Entre nós, enquanto não temos
disponível o V-chip, é preciso encontrar algum controle quanto à
qualidade dos programas e coibição dos abusos.
Uma das propostas ouvidas deixaria a cargo de cada emissora/rede apresentar texto com uma declaração de princípios e de autoregulamentação interna. Funciona em algumas empresas no exterior (BBC, por exemplo) mas seria inócua entre nós. Nenhuma
televisão se autopuniria, em caso
de transgressão. Será mais eficaz e
adequado fazer valer o que dispõe
o Código de Ética da Radiodifusão, elaborado no seio da Abert,
há alguns anos, firmado pelas empresas de televisão. Nele constam
regras atuais e aplicáveis. O que
falta é vontade das empresas na
sua aplicação.
Em dois momentos houve um
arremedo de avanço no setor. Primeiro, no início dos anos 90,
quando foi instalado em São Paulo o Cepart (Conselho de Ética do
Rádio e da Televisão), integrado
por pessoas indicadas por todas
as televisões e que se reunia uma
vez por mês para receber propostas e denúncias tendo por objeto
os programas de televisão, examinar se feriam aspectos morais e legais, discutir os assuntos com as
emissoras e propor medidas que
viessem a eventualmente modificar um ou outro programa.

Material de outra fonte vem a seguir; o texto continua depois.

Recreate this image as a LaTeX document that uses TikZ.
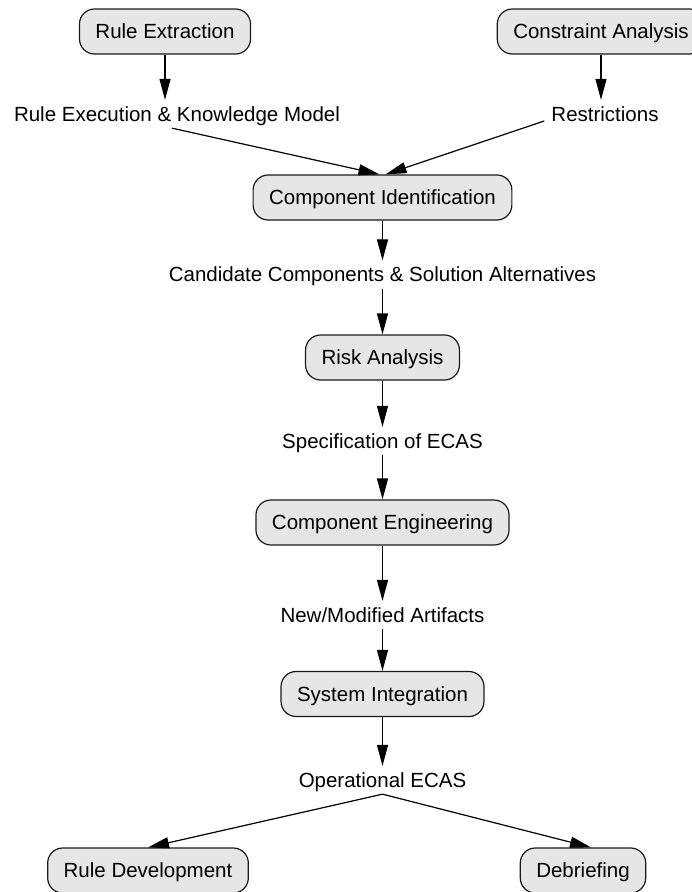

Na primeira oportunidade em
que um programa ia ser examinado, a emissora envolvida, alegando que não admitia ingerência em
sua programação, propôs a extinção pura e simples do Conselho.
O Código de Ética da Radiodifusão continuou como está até hoje:
uma ou outra vez, diante de uma
denúncia mais forte, o assunto é
levado à diretoria da Abert.
Num outro momento, por volta
de 1996, ainda no seio da Abert, e
por solicitação de uma das emissoras-sócias, foram adotados procedimentos para a criação de um
organismo no Brasil semelhante à
Academia Americana de Televisão. Não só teria o objetivo de
examinar a programação de todas, como dar os grandes prêmios
para as diversas categorias dos
programas produzidos no país e
também aos atores, produtores,
diretores, roteiristas etc.
A mesma emissora que propôs
a criação -que foi aceita pelas
demais- recuou sob a mesma
alegação anterior: não permitiria
interferência em sua programação.
A solução proposta para agora é
simples: atualizar o Código de Ética da Radiodifusão, afastando alguns de seus itens ultrapassados,
adicionando outros ajustados aos
nossos dias, inclusive dois, essenciais e sem os quais não adianta
qualquer tipo de codificação. O
primeiro deles é o estabelecimento de uma pena pecuniária para a
emissora infratora, e o segundo é
a forma de apuração da eventual
infração. Para ambos, fizemos sugestões, em discussão, e que,
oportunamente, serão dadas a
público.
Mas, para isso, as televisões devem se sentar à mesa e conversar.
Deixar de lado suas diferenças e
ter vontade de dar um rumo comum àquilo que é de interesse comum. Caso contrário, as insinuações podem vir a se tornar realidade.
JOSÉ ROBERTO H. MALUF é vice-presidente do SBT (Sistema Brasileiro de Televisão).